Friday 31 March 2017

Educating for Values

Recently I was fortunate to attend an assembly on the Regis campus. The purpose of this particular assembly was to launch some new awards which align with the key values of Jesuit education: competence, conscience, compassion and commitment. In Jesuit parlance, they are referred to as the 4 C’s and they define key characteristics of what underpins the tradition of an educational program in an Ignatian tradition:

  • Competence: The capacity for our young men to be proficient in their chosen field and to contribute gainfully to the world that they will enter beyond graduation. To this end, we push the cause of scholarship and social development.
  • Conscience: The desire to develop a healthy and proportionate sense about what is right and what is not. And, to respond with integrity to both. To this end, we encourage the boys to think creatively and laterally about taking a stand and being constructively critical of the world.
  • Compassion: the inculcation of a need for each and every boy to be mindful of the other with a particular regard for the marginalised. To that end, we require each and every boy to undertake social justice works, be they at the local, national or international level.
  • Commitment: the importance of endurance and persistence, so that the boys engage in a journey of some duration. Jesuit education is not ephemeral, nor is it superficial. To that end, we ask the boys in all their endeavours to explore the magis, to enter that space where they will work assiduously to plumb their own depths and not relinquish until they do.

Boys on the Regis campus will be selected for the way that their own response to different elements of the educational program are responsive to and reflective of these values into the future, and I commend in advance those who will work towards animating these values in the College.

A strong part of the value system of the College challenges the concept and the practice of bullying, harassment and anti-social behaviour. In order to promote the awareness of bullying – its harmful effects and its damaging effects on individuals and institutions, the PDHPE faculty in the senior school have tackled this head on and asked every student to commit to a process of social inclusion and pro-social behaviour in a very visible and tangible way. Covering the glass walls of the Christopher Brennan Library and other public areas of the College is a montage of hands that have been cut out by the boys with their own individual and considered response to reducing bullying. Visually striking, it is a personal and public commitment to work assiduously as a community to counter bullying and to build a spirit of community, one where boys grow through their formation to be men for and with others. It resonates at the deepest level with the principles of Ignatian education, and particularly during the liturgical season of Lent.
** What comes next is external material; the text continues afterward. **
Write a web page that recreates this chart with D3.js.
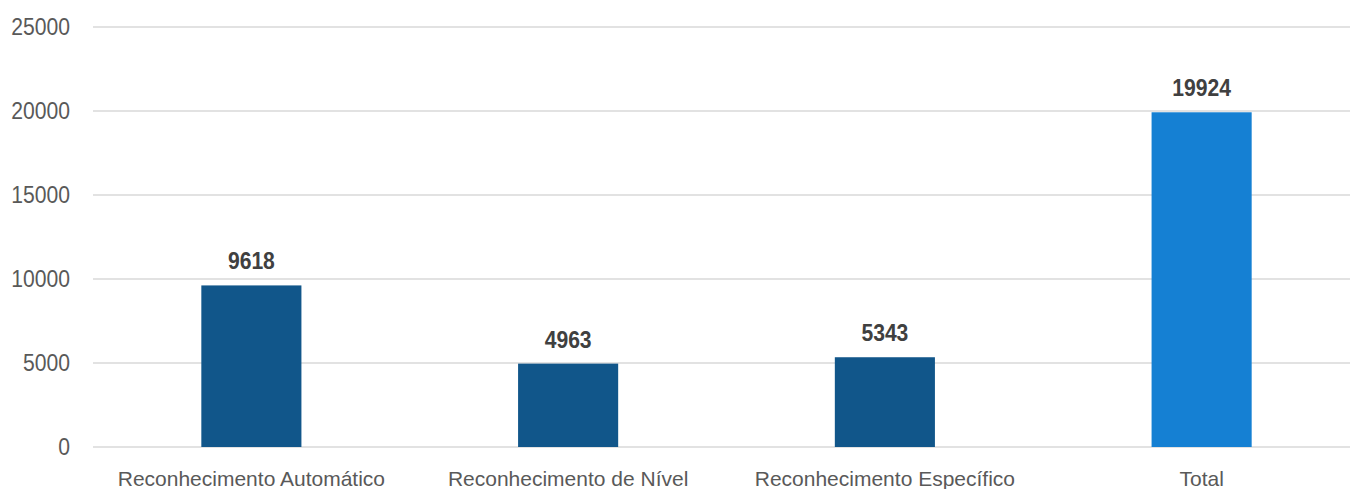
<!DOCTYPE html>
<html>
<head>
<meta charset="utf-8">
<script src="https://cdn.jsdelivr.net/npm/d3@7"></script>
<style>
html,body{margin:0;padding:0;background:#fff;}
svg{display:block;}
</style>
</head>
<body>
<svg id="chart" width="1350" height="489"></svg>
<script>
const categories = ["Reconhecimento Automático", "Reconhecimento de Nível", "Reconhecimento Específico", "Total"];
const values = [9618, 4963, 5343, 19924];
const barColors = ["#11568A", "#11568A", "#11568A", "#1580D3"];
const yTicks = [0, 5000, 10000, 15000, 20000, 25000];

const font = "'Liberation Sans Narrow', 'Arial Narrow', 'Liberation Sans', Arial, sans-serif";
const narrow = "scale(0.88,1)";
const svg = d3.select("#chart");

const x = d3.scaleBand().domain(categories).range([93, 1360]).paddingInner(0.684).paddingOuter(0.342);
const y = d3.scaleLinear().domain([0, 25000]).range([447, 27]);

// gridlines
svg.append("g").selectAll("line").data(yTicks).join("line")
  .attr("x1", 93).attr("x2", 1350)
  .attr("y1", d => y(d)).attr("y2", d => y(d))
  .attr("stroke", "#d9d9d9").attr("stroke-width", 1.6);

// y axis
const yAxis = svg.append("g").attr("transform", "translate(70,0)")
  .call(d3.axisLeft(y).tickValues(yTicks).tickSize(0).tickPadding(0).tickFormat(d3.format("d")));
yAxis.select(".domain").remove();
yAxis.selectAll("text").attr("x", 0).attr("transform", narrow)
  .attr("font-family", font).attr("font-size", 24).attr("fill", "#595959");

// bars
svg.append("g").selectAll("rect").data(values).join("rect")
  .attr("x", (d, i) => x(categories[i]))
  .attr("width", x.bandwidth())
  .attr("y", d => y(d))
  .attr("height", d => y(0) - y(d))
  .attr("fill", (d, i) => barColors[i]);

// value labels
svg.append("g").selectAll("g").data(values).join("g")
  .attr("transform", (d, i) => `translate(${x(categories[i]) + x.bandwidth() / 2},${y(d) - 16})`)
  .append("text")
  .attr("transform", narrow)
  .attr("text-anchor", "middle")
  .attr("font-family", font).attr("font-size", 24).attr("font-weight", "bold")
  .attr("fill", "#404040")
  .text(d => d);

// x axis
const xAxis = svg.append("g").attr("transform", "translate(0,447)")
  .call(d3.axisBottom(x).tickSize(0).tickPadding(0));
xAxis.select(".domain").remove();
xAxis.selectAll("text").attr("dy", null).attr("y", 39)
  .attr("font-family", font).attr("font-size", 21).attr("fill", "#595959");
</script>
</body>
</html>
Striving for depth and for detail – that inner impulse to know, to discern, to experience and to push personal and spiritual frontiers beyond where they would otherwise go, is equally aligned with the value system of the College. It is seen in the daily reality of school life be it in scholarship, in sport, in artistic or cultural endeavour, or perhaps most profoundly, in the quest for a personal faith that makes sense of life in its most confronting and often enriching terms. That we have seen abundant evidence of that over the last fortnight is apparent in myriad ways – through the drive to persist and not to yield to the pressure associated with Year 12 End of Semester Examinations, in the desire to join immersions yet to be confirmed, through STEM related activities on both campuses, in the production and performance of the Year 8 Plays – Live at Riverview and Tales of Poe – and, through the multiplicity of events and activities that attest to the diversity of the educational program. Such spirit was singularly displayed in the GPS Swimming last Friday evening at SOPAC which saw First Place awarded to the Intermediate Division, Second Place to the Open Division and Fourth Place to the Junior Division. The following day at the Baseball saw Riverview take yet another premiership in the final. It is not simply about being involved, but being involved to the best of one’s personal and team capacities, for only in that way can the extension of God-given talents be fully realised. And, that is not necessarily about winning a competition or a season; it is about embracing a code of sportsmanship and fair play with a desire to go beyond the superficiality associated with anything associated with extrinsic rewards and kudos associated with them. It is in the inner life and a deeper impulse of integrity.

And, as we approach the latter stages of term, which for 256 boys is the first of many to come, we approach the twilight zone of reflection about all that has transpired associated with a busy and engaging term. Highlights are many; too many to list here – from the thrill (or apprehension?) of walking through the gates for the first time on Day 1, to major school celebrations be they in academic endeavours, pastoral care or cultural or civic pursuits of a broader kind.

Let us approach the final week with that challenging but rewarding mix of expectation and anticipation, knowing that there will be a combination of unanticipated difficulties, surprising pleasures, reassuring hopes, not to mention an affirmation of the strengths and frailties of human existence. In each, there will be moments when our values as students, staff and parents will be questioned, and precisely because of them, strengthened.

Very best wishes for the week ahead.